Critics of the rules say they’ve benefitted larger banks to the detriment of smaller institutions.

“This is a jobs bill for Main Street. It will rein in the overreach of Dodd-Frank that has allowed the big banks to get bigger while small businesses have been unable to get the loans they need to succeed,” said House Speaker Paul Ryan, R-Wis.

Here’s a list of agriculture- or rural-related events scheduled for this week in Washington and elsewhere:

Monday, June 5

American Agri-Women Legislative Fly-In, thru June 7. Residence Inn, Washington.

4 p.m. - USDA releases weekly Crop Progress report.

Tuesday, June 6

USDA’s Animal and Plant Health Inspection Service holds public meeting on proposed changes to its regulations for agricultural biotechnology, in Kansas City, Mo. Webcast available.

Wednesday, June 7

10 a.m. - House Agriculture Committee hearing on international food aid programs, 1300 Longworth.

10 a.m. - House Labor-HHS Appropriations Subcommittee hearing with Labor Secretary Alex Acosta, 2358-C Rayburn.

Thursday, June 8

8:30 a.m. - USDA releases Weekly Export Sales report.

9:30 a.m. - House Interior-Environment Appropriations Subcommittee hearing with Interior Secretary Ryan Zinke, 2007 Rayburn.

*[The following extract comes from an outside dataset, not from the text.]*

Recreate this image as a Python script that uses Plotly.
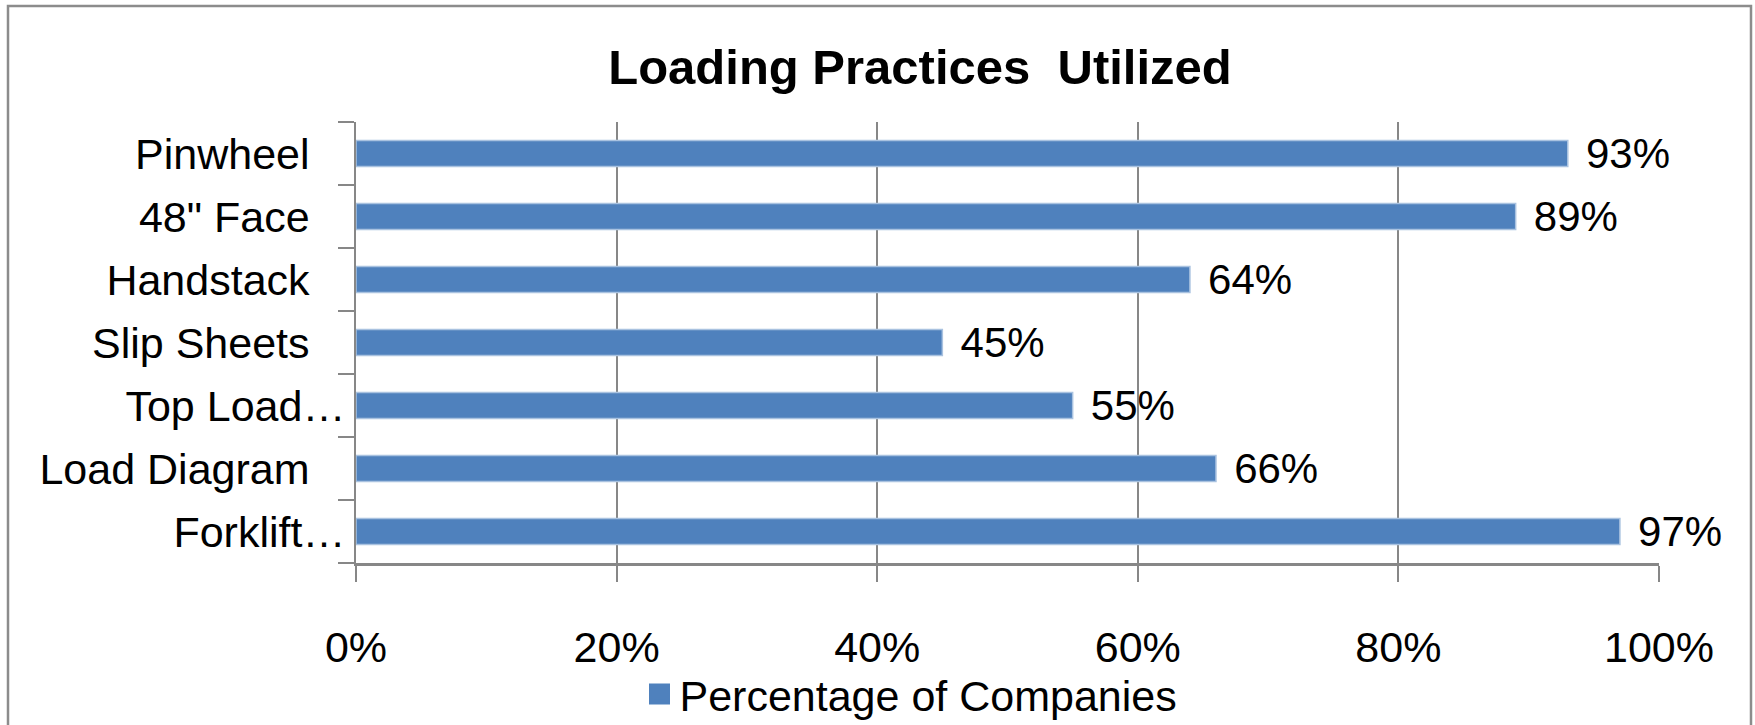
import plotly.graph_objects as go

categories = ["Pinwheel", "48\" Face", "Handstack", "Slip Sheets", "Top Load…", "Load Diagram", "Forklift…"]
values = [93, 89, 64, 45, 55, 66, 97]
x_ticks = [0, 20, 40, 60, 80, 100]
x_tick_labels = ["0%", "20%", "40%", "60%", "80%", "100%"]
series_name = "Percentage of Companies"
title_text = "Loading Practices  Utilized"

PAD = "\u00a0\u00a0\u00a0"
tick_text = [c if c.endswith("…") else c + PAD for c in categories]

FONT = "Liberation Sans, Arial, sans-serif"
W, H = 1755, 725
L, R, T, B = 356, 96, 122, 162
pw, ph = W - L - R, H - T - B
BAR_COLOR = "#4F81BD"

fig = go.Figure()
fig.add_trace(go.Bar(
    y=categories, x=values, orientation="h", name=series_name, showlegend=False,
    marker=dict(color=BAR_COLOR, line=dict(color="#A9C2E0", width=1.5)),
    text=[f"\u00a0\u200a{v}%" for v in values], textposition="outside",
    textfont=dict(family=FONT, size=42, color="black"),
    constraintext="none", cliponaxis=False,
))
# legend entry with a larger square swatch
fig.add_trace(go.Scatter(
    x=[None], y=[None], mode="markers", name=series_name, showlegend=True,
    marker=dict(symbol="square", size=16, color=BAR_COLOR, line=dict(color=BAR_COLOR, width=5)),
))

def px2paper_x(px):
    return (px - L) / pw

def px2paper_y(py):
    return (H - B - py) / ph

fig.add_shape(type="rect", xref="paper", yref="paper",
              x0=px2paper_x(8), x1=px2paper_x(1751),
              y0=px2paper_y(745), y1=px2paper_y(6),
              line=dict(color="#8C8C8C", width=2.5), fillcolor="rgba(0,0,0,0)", layer="below")

fig.update_layout(
    width=W, height=H,
    margin=dict(l=L, r=R, t=T, b=B, pad=0, autoexpand=False),
    paper_bgcolor="white", plot_bgcolor="white",
    font=dict(family=FONT, size=43, color="black"),
    bargap=0.59,
    title=dict(text=f"<b>{title_text}</b>", x=920 / W, xref="container", xanchor="center",
               y=1 - 67 / H, yref="container", yanchor="middle",
               font=dict(family=FONT, size=49, color="black")),
    showlegend=True,
    legend=dict(orientation="h", x=px2paper_x(911), xanchor="center",
                y=1 - 694 / H, yref="container", yanchor="middle",
                font=dict(family=FONT, size=43, color="black"),
                itemsizing="trace", bgcolor="rgba(0,0,0,0)"),
    xaxis=dict(range=[0, 100], tickmode="array", tickvals=x_ticks, ticktext=x_tick_labels,
               showgrid=True, gridcolor="#878787", gridwidth=1.5,
               showline=True, linecolor="#878787", linewidth=2.5,
               ticks="outside", ticklen=16, tickwidth=1.5, tickcolor="#878787",
               ticklabelstandoff=29, zeroline=False, automargin=False,
               tickfont=dict(family=FONT, size=43, color="black")),
    yaxis=dict(autorange="reversed", tickmode="array", tickvals=categories, ticktext=tick_text,
               showline=True, linecolor="#878787", linewidth=2,
               ticks="outside", ticklen=16, tickwidth=1.5, tickcolor="#878787",
               tickson="boundaries", showgrid=False, automargin=False,
               tickfont=dict(family=FONT, size=43, color="black")),
)

fig.write_html("out.html", config={"displayModeBar": False},
               post_script="document.body.style.margin='0';")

10 a.m. - House Agriculture subcommittee hearing on SNAP technology and modernization, 1300 Longworth.

10 a.m. - House Agriculture Appropriations Subcommittee hearing with Chris Giancarlo, acting chairman of the Commodity Futures Trading Commission, 2362-A Rayburn.

10 a.m. - Senate Labor-HHS Appropriations Subcommittee hearing with Labor Secretary Alex Acosta, 138 Dirksen.

10 a.m. - Senate Commerce-Justice-Science Appropriations Subcommittee hearing with Commerce Secretary Wilbur Ross, 192 Dirksen.

2 p.m. - House Natural Resources subcommittee hearing on management of the national forests, 1324 Longworth.

Friday, June 9

8 a.m. - House Homeland Security Appropriations Subcommittee hearing on Immigration and Customs Enforcement, and Customs and Border Protection, 2008 Rayburn.

Noon - USDA releases the monthly Crop Production report and World Agricultural Supply and Demand Estimates.